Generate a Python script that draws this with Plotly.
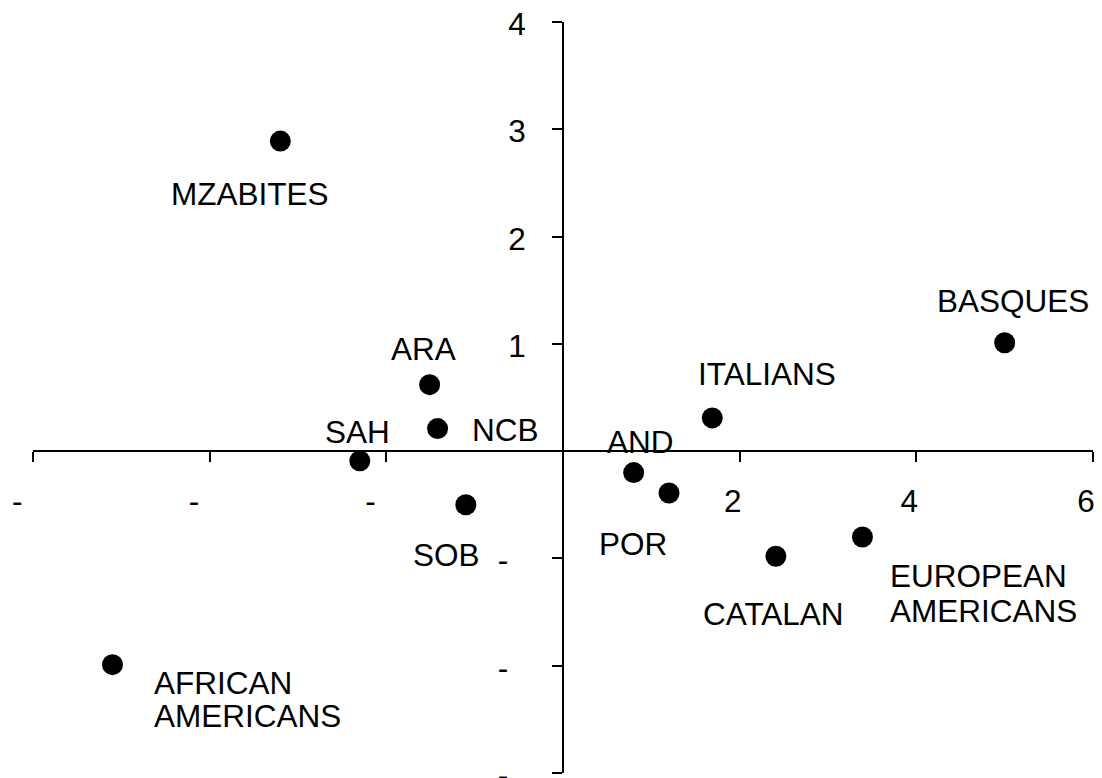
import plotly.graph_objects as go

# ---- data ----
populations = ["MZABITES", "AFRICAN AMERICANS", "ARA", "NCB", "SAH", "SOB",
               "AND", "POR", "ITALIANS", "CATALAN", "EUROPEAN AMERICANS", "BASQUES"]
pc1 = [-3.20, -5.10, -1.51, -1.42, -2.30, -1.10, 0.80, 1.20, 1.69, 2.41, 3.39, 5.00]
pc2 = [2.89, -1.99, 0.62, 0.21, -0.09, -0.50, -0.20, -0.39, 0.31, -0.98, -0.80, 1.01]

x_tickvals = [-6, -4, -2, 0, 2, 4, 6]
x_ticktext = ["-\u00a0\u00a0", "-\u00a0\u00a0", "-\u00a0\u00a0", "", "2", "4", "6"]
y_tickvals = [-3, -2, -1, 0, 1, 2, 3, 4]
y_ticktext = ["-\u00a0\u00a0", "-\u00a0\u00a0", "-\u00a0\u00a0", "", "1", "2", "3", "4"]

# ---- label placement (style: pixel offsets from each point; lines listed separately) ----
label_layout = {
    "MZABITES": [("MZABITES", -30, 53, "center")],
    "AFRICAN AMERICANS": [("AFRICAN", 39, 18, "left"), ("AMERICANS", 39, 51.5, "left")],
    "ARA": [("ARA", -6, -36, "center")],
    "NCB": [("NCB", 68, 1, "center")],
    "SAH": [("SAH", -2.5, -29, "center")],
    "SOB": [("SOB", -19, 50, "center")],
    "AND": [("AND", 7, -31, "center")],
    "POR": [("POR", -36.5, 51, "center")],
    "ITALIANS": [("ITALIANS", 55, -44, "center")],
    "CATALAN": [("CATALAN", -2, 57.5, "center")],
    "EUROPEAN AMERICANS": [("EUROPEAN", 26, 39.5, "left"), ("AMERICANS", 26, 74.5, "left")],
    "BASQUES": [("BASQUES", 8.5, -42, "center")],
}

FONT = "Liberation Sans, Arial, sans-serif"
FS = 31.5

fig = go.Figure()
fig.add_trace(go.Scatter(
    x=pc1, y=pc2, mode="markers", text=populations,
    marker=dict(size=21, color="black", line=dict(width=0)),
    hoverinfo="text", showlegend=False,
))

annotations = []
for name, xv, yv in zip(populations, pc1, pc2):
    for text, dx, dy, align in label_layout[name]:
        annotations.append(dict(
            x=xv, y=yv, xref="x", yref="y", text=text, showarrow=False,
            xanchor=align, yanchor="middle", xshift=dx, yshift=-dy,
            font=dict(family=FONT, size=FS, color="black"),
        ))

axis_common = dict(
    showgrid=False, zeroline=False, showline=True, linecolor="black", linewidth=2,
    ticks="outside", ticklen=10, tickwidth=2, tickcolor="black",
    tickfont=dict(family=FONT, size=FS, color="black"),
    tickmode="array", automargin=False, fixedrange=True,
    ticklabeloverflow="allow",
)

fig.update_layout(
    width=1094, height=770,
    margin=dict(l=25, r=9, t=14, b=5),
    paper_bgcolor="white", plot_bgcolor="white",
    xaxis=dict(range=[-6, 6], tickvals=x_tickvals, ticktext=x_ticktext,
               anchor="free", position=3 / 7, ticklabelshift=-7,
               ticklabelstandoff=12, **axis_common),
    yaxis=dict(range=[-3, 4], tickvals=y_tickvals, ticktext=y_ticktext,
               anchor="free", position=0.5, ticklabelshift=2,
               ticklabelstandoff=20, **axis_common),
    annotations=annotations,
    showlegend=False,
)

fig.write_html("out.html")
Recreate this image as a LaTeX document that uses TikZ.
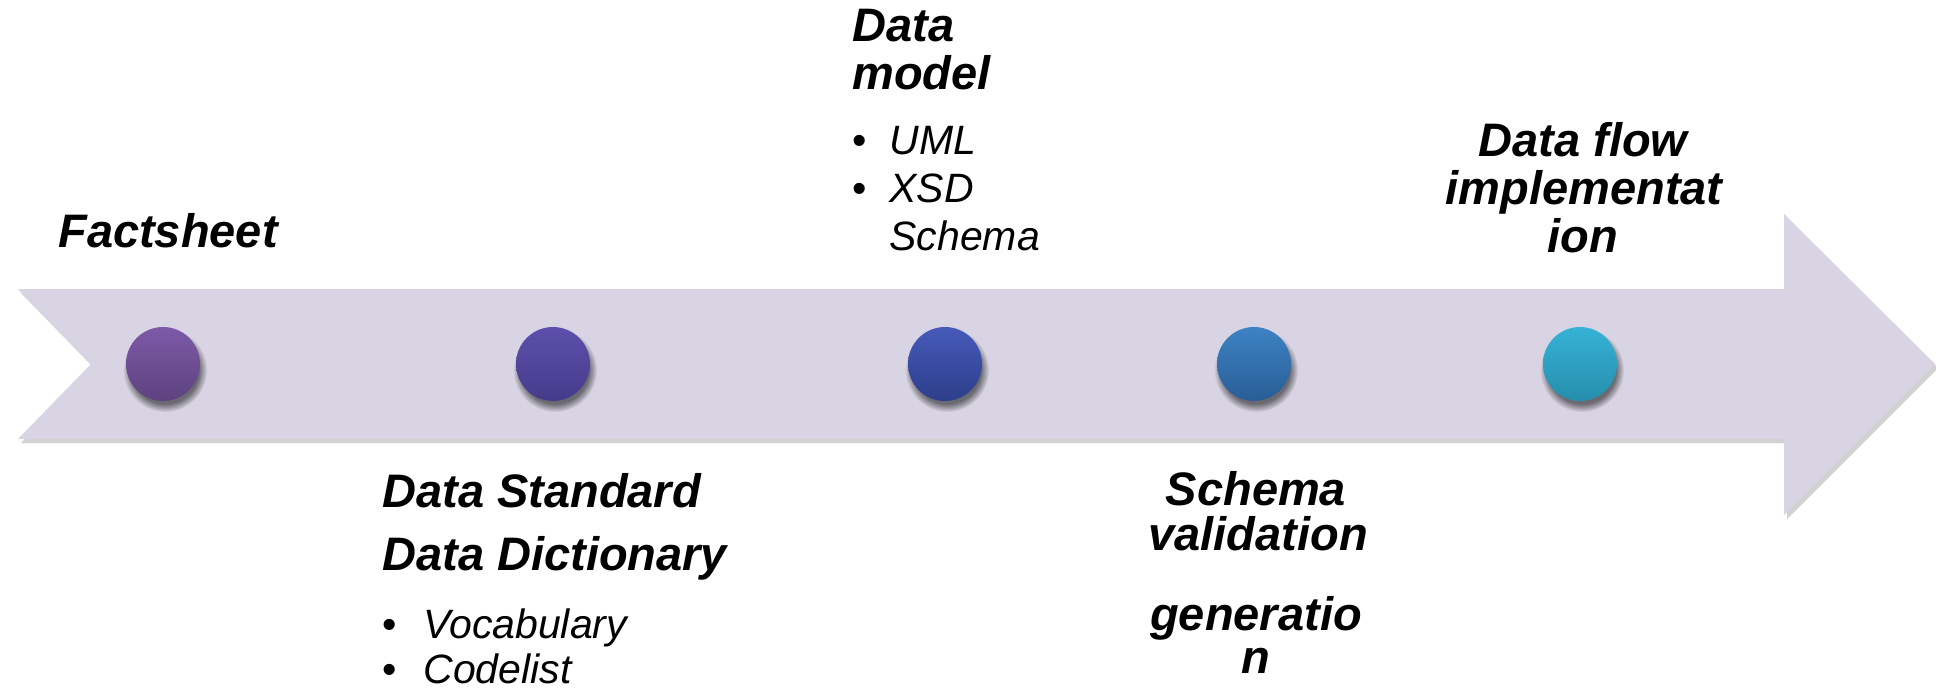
☆ ☆ ☆ ☆
→ Task goal
Write out the records above exactly as they appear, leaving out any pictures.

→ Correct response
Generate a Python script that draws this with Plotly.
import plotly.graph_objects as go

# ---- data ----
populations = ["MZABITES", "AFRICAN AMERICANS", "ARA", "NCB", "SAH", "SOB",
               "AND", "POR", "ITALIANS", "CATALAN", "EUROPEAN AMERICANS", "BASQUES"]
pc1 = [-3.20, -5.10, -1.51, -1.42, -2.30, -1.10, 0.80, 1.20, 1.69, 2.41, 3.39, 5.00]
pc2 = [2.89, -1.99, 0.62, 0.21, -0.09, -0.50, -0.20, -0.39, 0.31, -0.98, -0.80, 1.01]

x_tickvals = [-6, -4, -2, 0, 2, 4, 6]
x_ticktext = ["-\u00a0\u00a0", "-\u00a0\u00a0", "-\u00a0\u00a0", "", "2", "4", "6"]
y_tickvals = [-3, -2, -1, 0, 1, 2, 3, 4]
y_ticktext = ["-\u00a0\u00a0", "-\u00a0\u00a0", "-\u00a0\u00a0", "", "1", "2", "3", "4"]

# ---- label placement (style: pixel offsets from each point; lines listed separately) ----
label_layout = {
    "MZABITES": [("MZABITES", -30, 53, "center")],
    "AFRICAN AMERICANS": [("AFRICAN", 39, 18, "left"), ("AMERICANS", 39, 51.5, "left")],
    "ARA": [("ARA", -6, -36, "center")],
    "NCB": [("NCB", 68, 1, "center")],
    "SAH": [("SAH", -2.5, -29, "center")],
    "SOB": [("SOB", -19, 50, "center")],
    "AND": [("AND", 7, -31, "center")],
    "POR": [("POR", -36.5, 51, "center")],
    "ITALIANS": [("ITALIANS", 55, -44, "center")],
    "CATALAN": [("CATALAN", -2, 57.5, "center")],
    "EUROPEAN AMERICANS": [("EUROPEAN", 26, 39.5, "left"), ("AMERICANS", 26, 74.5, "left")],
    "BASQUES": [("BASQUES", 8.5, -42, "center")],
}

FONT = "Liberation Sans, Arial, sans-serif"
FS = 31.5

fig = go.Figure()
fig.add_trace(go.Scatter(
    x=pc1, y=pc2, mode="markers", text=populations,
    marker=dict(size=21, color="black", line=dict(width=0)),
    hoverinfo="text", showlegend=False,
))

annotations = []
for name, xv, yv in zip(populations, pc1, pc2):
    for text, dx, dy, align in label_layout[name]:
        annotations.append(dict(
            x=xv, y=yv, xref="x", yref="y", text=text, showarrow=False,
            xanchor=align, yanchor="middle", xshift=dx, yshift=-dy,
            font=dict(family=FONT, size=FS, color="black"),
        ))

axis_common = dict(
    showgrid=False, zeroline=False, showline=True, linecolor="black", linewidth=2,
    ticks="outside", ticklen=10, tickwidth=2, tickcolor="black",
    tickfont=dict(family=FONT, size=FS, color="black"),
    tickmode="array", automargin=False, fixedrange=True,
    ticklabeloverflow="allow",
)

fig.update_layout(
    width=1094, height=770,
    margin=dict(l=25, r=9, t=14, b=5),
    paper_bgcolor="white", plot_bgcolor="white",
    xaxis=dict(range=[-6, 6], tickvals=x_tickvals, ticktext=x_ticktext,
               anchor="free", position=3 / 7, ticklabelshift=-7,
               ticklabelstandoff=12, **axis_common),
    yaxis=dict(range=[-3, 4], tickvals=y_tickvals, ticktext=y_ticktext,
               anchor="free", position=0.5, ticklabelshift=2,
               ticklabelstandoff=20, **axis_common),
    annotations=annotations,
    showlegend=False,
)

fig.write_html("out.html")
Recreate this image as a LaTeX document that uses TikZ.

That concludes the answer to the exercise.